What the task asks
Beginning with the first line, set down every line through the one containing "y_ticks = [86400, 86800, 87200, 87600, 88000, 88400]", exactly as it appears, but not the pictures.

Given information
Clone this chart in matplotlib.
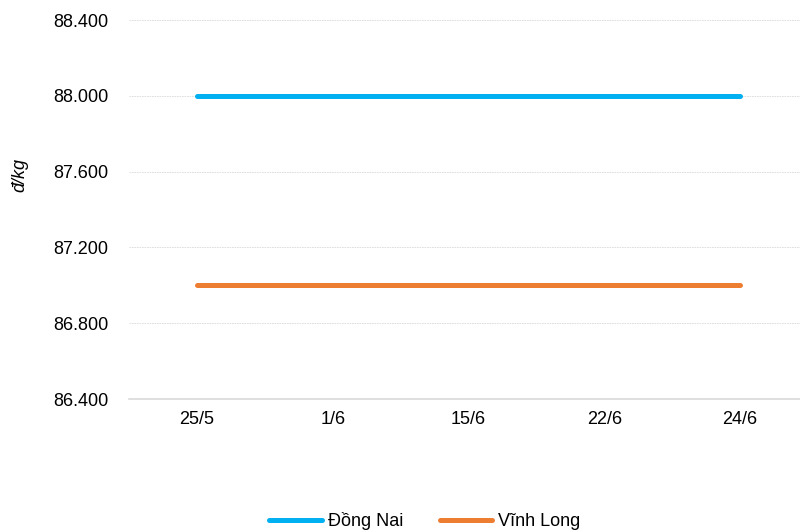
import matplotlib
matplotlib.use('Agg')
import matplotlib.pyplot as plt
from matplotlib.ticker import FuncFormatter

plt.rcParams['font.family'] = ['Liberation Sans', 'DejaVu Sans']

# Dữ liệu
ngay = ['25/5', '1/6', '15/6', '22/6', '24/6']
dong_nai = [88000, 88000, 88000, 88000, 88000]
vinh_long = [87000, 87000, 87000, 87000, 87000]
y_ticks = [86400, 86800, 87200, 87600, 88000, 88400]

fig = plt.figure(figsize=(8, 5.32), dpi=100)
ax = fig.add_axes([129 / 800, 1 - 399 / 532, 679 / 800, (399 - 20) / 532])

x = range(len(ngay))
ax.plot(x, dong_nai, color='#00B0F0', lw=3.6, solid_capstyle='round', label='Đồng Nai')
ax.plot(x, vinh_long, color='#ED7D31', lw=3.6, solid_capstyle='round', label='Vĩnh Long')

ax.set_xlim(-0.5, len(ngay) - 0.5)
ax.set_ylim(86400, 88400)
ax.set_yticks(y_ticks)
ax.yaxis.set_major_formatter(FuncFormatter(lambda v, p: f'{int(v):,}'.replace(',', '.')))
ax.set_xticks(list(x))
ax.set_xticklabels(ngay)

ax.grid(axis='y', color='#D9D9D9', lw=0.6, ls=(0, (2, 1)))
ax.set_axisbelow(True)
for s in ['top', 'right', 'left']:
    ax.spines[s].set_visible(False)
ax.spines['bottom'].set_color('#D9D9D9')
ax.spines['bottom'].set_linewidth(1.2)
ax.tick_params(length=0, labelsize=13, colors='black')
ax.tick_params(axis='y', pad=15)
ax.tick_params(axis='x', pad=9)

fig.text(20 / 800, 1 - 175 / 532, 'đ/kg', rotation=90, style='italic', fontsize=13,
         ha='center', va='center')

fig.legend(loc='center', bbox_to_anchor=(425 / 800, 1 - 521 / 532), ncol=2, frameon=False,
           fontsize=13, handlelength=2.9, handletextpad=0.35, columnspacing=2.0)

fig.savefig('out.png', dpi=100)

Answer for this exercise
Clone this chart in matplotlib.
import matplotlib
matplotlib.use('Agg')
import matplotlib.pyplot as plt
from matplotlib.ticker import FuncFormatter

plt.rcParams['font.family'] = ['Liberation Sans', 'DejaVu Sans']

# Dữ liệu
ngay = ['25/5', '1/6', '15/6', '22/6', '24/6']
dong_nai = [88000, 88000, 88000, 88000, 88000]
vinh_long = [87000, 87000, 87000, 87000, 87000]
y_ticks = [86400, 86800, 87200, 87600, 88000, 88400]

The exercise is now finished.